INPUT ROWS:
───
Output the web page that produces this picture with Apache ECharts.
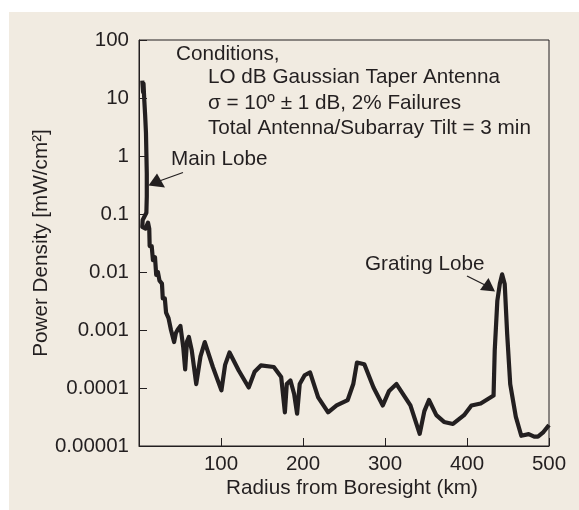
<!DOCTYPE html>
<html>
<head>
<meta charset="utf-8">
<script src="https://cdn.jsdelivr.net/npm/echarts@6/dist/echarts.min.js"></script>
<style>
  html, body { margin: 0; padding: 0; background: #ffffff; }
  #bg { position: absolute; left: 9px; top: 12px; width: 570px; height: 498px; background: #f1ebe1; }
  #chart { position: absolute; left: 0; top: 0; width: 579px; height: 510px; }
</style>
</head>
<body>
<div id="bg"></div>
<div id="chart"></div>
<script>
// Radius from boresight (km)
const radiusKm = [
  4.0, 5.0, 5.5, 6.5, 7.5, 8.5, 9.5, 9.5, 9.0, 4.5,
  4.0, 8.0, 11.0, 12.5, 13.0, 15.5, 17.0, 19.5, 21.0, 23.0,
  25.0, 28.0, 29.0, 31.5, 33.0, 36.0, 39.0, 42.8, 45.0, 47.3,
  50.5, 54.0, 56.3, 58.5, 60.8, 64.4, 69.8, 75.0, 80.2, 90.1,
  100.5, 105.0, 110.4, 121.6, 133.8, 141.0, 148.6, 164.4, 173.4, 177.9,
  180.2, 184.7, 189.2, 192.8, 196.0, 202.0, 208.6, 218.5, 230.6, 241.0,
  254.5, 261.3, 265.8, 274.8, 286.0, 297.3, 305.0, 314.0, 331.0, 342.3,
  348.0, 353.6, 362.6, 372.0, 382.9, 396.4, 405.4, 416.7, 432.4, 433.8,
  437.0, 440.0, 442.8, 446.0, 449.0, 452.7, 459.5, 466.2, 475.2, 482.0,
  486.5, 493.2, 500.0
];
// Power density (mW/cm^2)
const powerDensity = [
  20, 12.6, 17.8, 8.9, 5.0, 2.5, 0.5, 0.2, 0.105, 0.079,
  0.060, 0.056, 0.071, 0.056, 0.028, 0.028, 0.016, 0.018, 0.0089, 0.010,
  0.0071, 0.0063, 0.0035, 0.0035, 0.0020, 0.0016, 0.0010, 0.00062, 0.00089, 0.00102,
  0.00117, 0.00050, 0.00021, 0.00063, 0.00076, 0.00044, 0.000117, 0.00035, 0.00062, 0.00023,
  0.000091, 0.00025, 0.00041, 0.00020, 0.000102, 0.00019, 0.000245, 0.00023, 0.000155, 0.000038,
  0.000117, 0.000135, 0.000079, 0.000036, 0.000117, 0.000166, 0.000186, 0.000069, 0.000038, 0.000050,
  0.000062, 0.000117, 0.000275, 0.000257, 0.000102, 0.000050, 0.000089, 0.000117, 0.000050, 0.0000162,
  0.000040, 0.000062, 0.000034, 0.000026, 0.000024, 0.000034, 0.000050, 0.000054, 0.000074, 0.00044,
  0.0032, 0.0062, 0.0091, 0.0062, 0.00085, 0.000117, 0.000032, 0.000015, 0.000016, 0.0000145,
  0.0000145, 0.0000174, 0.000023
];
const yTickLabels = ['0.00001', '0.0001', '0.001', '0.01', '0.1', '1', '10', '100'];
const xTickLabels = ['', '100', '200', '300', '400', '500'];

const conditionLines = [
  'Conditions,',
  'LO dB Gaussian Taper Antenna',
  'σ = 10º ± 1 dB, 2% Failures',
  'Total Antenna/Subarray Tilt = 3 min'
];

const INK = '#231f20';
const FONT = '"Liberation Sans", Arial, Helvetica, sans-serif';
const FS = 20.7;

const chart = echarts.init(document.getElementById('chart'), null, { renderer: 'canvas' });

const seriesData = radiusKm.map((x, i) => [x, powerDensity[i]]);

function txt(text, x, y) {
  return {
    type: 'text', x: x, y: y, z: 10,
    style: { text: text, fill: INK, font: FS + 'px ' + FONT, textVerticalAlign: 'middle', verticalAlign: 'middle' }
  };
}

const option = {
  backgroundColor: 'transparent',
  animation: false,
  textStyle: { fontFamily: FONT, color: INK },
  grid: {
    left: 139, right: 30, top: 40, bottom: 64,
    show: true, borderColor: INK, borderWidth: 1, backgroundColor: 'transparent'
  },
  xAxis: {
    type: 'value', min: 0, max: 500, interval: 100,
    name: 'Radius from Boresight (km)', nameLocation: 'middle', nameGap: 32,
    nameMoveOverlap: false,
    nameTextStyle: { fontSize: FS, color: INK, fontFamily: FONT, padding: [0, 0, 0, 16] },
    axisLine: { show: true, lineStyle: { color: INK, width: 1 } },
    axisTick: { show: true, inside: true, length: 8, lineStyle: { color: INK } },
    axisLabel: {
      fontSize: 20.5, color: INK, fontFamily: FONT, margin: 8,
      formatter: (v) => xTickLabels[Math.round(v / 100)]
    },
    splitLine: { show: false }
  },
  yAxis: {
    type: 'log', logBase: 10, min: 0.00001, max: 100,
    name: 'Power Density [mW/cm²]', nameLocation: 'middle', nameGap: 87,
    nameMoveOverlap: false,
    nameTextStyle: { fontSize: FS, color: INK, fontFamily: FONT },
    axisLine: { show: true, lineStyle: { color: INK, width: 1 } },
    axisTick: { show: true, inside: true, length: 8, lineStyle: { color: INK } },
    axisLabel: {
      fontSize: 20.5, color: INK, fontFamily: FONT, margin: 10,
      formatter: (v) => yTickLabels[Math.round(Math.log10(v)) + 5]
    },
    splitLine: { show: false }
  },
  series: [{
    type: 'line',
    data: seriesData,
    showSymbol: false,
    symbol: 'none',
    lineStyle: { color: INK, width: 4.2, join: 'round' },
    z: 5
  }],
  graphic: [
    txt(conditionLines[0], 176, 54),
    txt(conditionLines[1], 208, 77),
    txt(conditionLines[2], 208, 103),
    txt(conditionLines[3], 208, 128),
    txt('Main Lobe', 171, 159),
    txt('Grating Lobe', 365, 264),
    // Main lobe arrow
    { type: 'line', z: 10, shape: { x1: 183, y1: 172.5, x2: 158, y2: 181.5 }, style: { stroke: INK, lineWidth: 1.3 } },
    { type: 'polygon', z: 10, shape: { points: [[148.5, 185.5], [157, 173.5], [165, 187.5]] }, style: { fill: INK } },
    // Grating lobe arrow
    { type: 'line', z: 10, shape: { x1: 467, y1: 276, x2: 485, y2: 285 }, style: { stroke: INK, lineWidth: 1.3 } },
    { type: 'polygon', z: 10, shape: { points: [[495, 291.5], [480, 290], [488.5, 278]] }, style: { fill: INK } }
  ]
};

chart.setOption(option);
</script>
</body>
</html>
───
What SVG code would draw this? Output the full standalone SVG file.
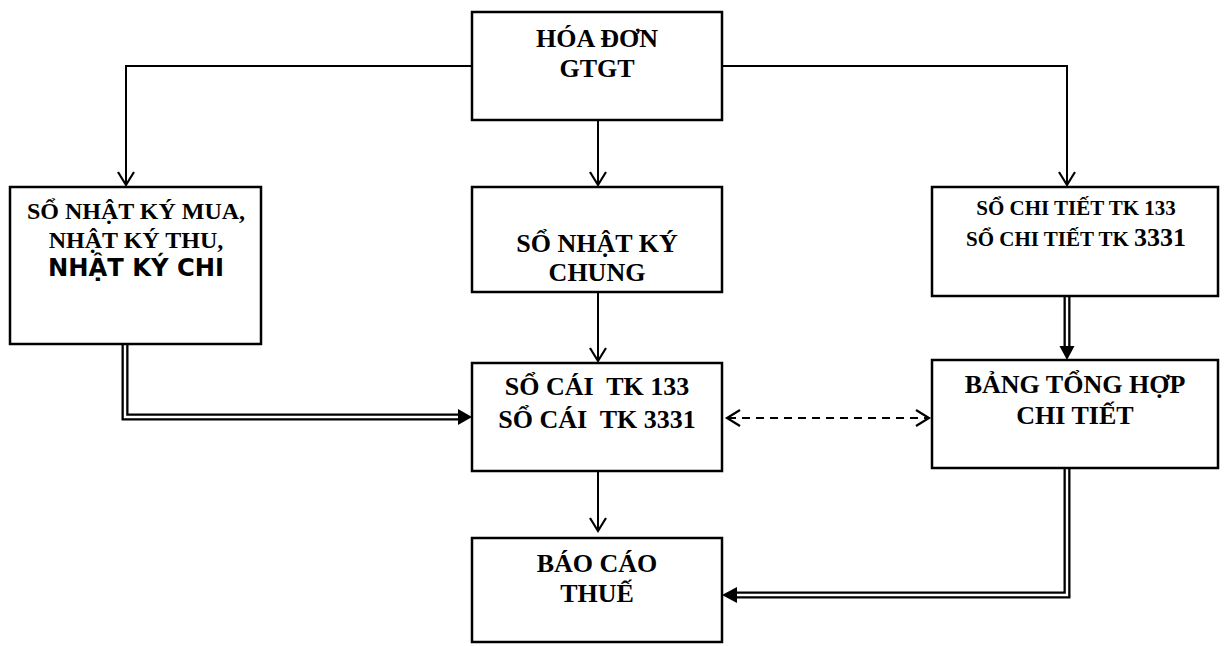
───
INSTRUCTIONS FOR THE TASK: Check every line for "Output" and show the ones that have it.

WRITTEN SOLUTION:
Output the web page that produces this picture with Apache ECharts.
What SVG code would draw this? Output the full standalone SVG file.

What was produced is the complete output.